C’est donc avec violence qu’on a reçu la claque Blue Volvo, l’album phare de ton ancien groupe Loud Lary Ajust. Avec zèle que l’on a découvert vos projets précédents. Avec un respect quasi religieux qu’on a écouté Une année record, ton premier solo. Avec foi que nous viendrons à ton concert parisien à La Boule Noire les 29 et 30 janvier. Vois-tu, c’est que notre histoire remonte à loin. Pour te présenter en bonne et due forme à nos lecteurs, nous avons tenu à dresser ton portrait en quelques mots.

Langue bien pendue

Simon Cliche Trudeau, dit Loud, rencontre Laurent Fortier-Brassard, dit Lary, à l’époque du collège. Les deux acolytes commencent le rap à l’âge de quatorze ans et sortent leurs deux premiers disques dès leurs dix-sept ans. Alors que Jo le Zef et FiligraNn lancent en 2009 les Word Up! Battles à Montréal, le jeune homme affute ses rimes et se lance dans l’aventure. Loudmouth, un pseudonyme qu’il ne trahira pas. Chaque passage du bien nommé est prétexte à un florilège de punchlines drôles et coupantes, qui laissent le public pantois.

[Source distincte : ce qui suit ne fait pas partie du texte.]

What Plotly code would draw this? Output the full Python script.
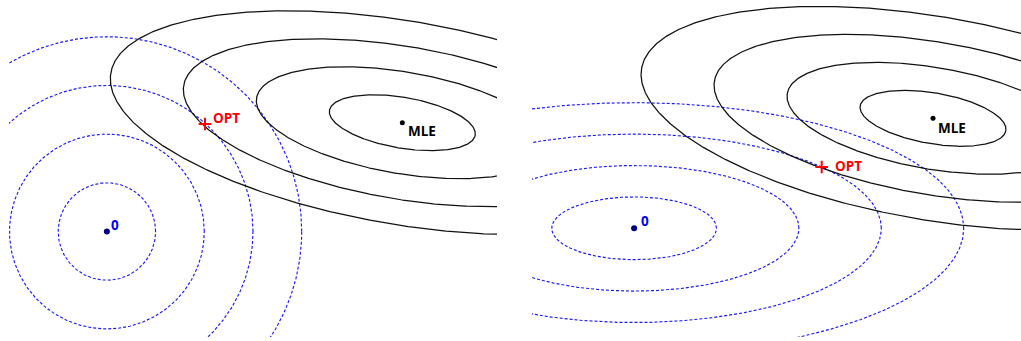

Exemple : « Ta mère, c’est une groupie, la pire des pires. Y’a plus de rappeurs qui lui sont passés dessus qu’un beat de Premier. » Simple. Efficace. Tout ce qu’on demande lors d’une joute verbale a capella. L’artiste le dit lui-même, il est là pour la pub et réussit à booster sa crédibilité. Les vidéos, toujours en ligne, sont autant de preuves du talent brut et précoce du petit génie des blocs. Un talent qu’il va cultiver et polir au fil du temps, pour en extraire avec son groupe Loud Lary Ajust des chansons pleines d’éclat.

3 mousquetaires + 1

Un pour tous et tous pour un. Une devise qui résume bien la clique. En 2010, Loud et Lary rencontrent le producteur Alex Gway, mieux connu sous le nom d’Ajust. Quatrième roue du char et membre essentiel du groupe, le boy William Fradette réalise leur premier clip. Les compères ne se quitteront plus. Leur premier album Gullywood voit le jour en 2012. Entre « saleté et clinquant », ce disque à l’ambiance très rock décrit le quotidien d’une jeunesse montréalaise qui rêve de conquérir le monde, entre hédonisme, drogues dures et matérialisme.

Un premier opus salué par la critique, qui propulse le groupe sur la scène des plus gros festivals du Québec. Quelques mois plus tard, l’équipe réunit la crème du rap québécois sur l’album de remixs Gully Plus. Koriass, Maybe Watson et Ogden d’Alaclair Ensemble, Yes McCan de Dead Obies ou encore Loe Pesci y partagent l’affiche avec Kaytranada. Le constat est limpide. Tout comme l’histoire de L’Entourage avec les Rap Contenders, les rencontres Word Up! ont contribué à la naissance d’un nouvel écosystème rap dans la Belle Province.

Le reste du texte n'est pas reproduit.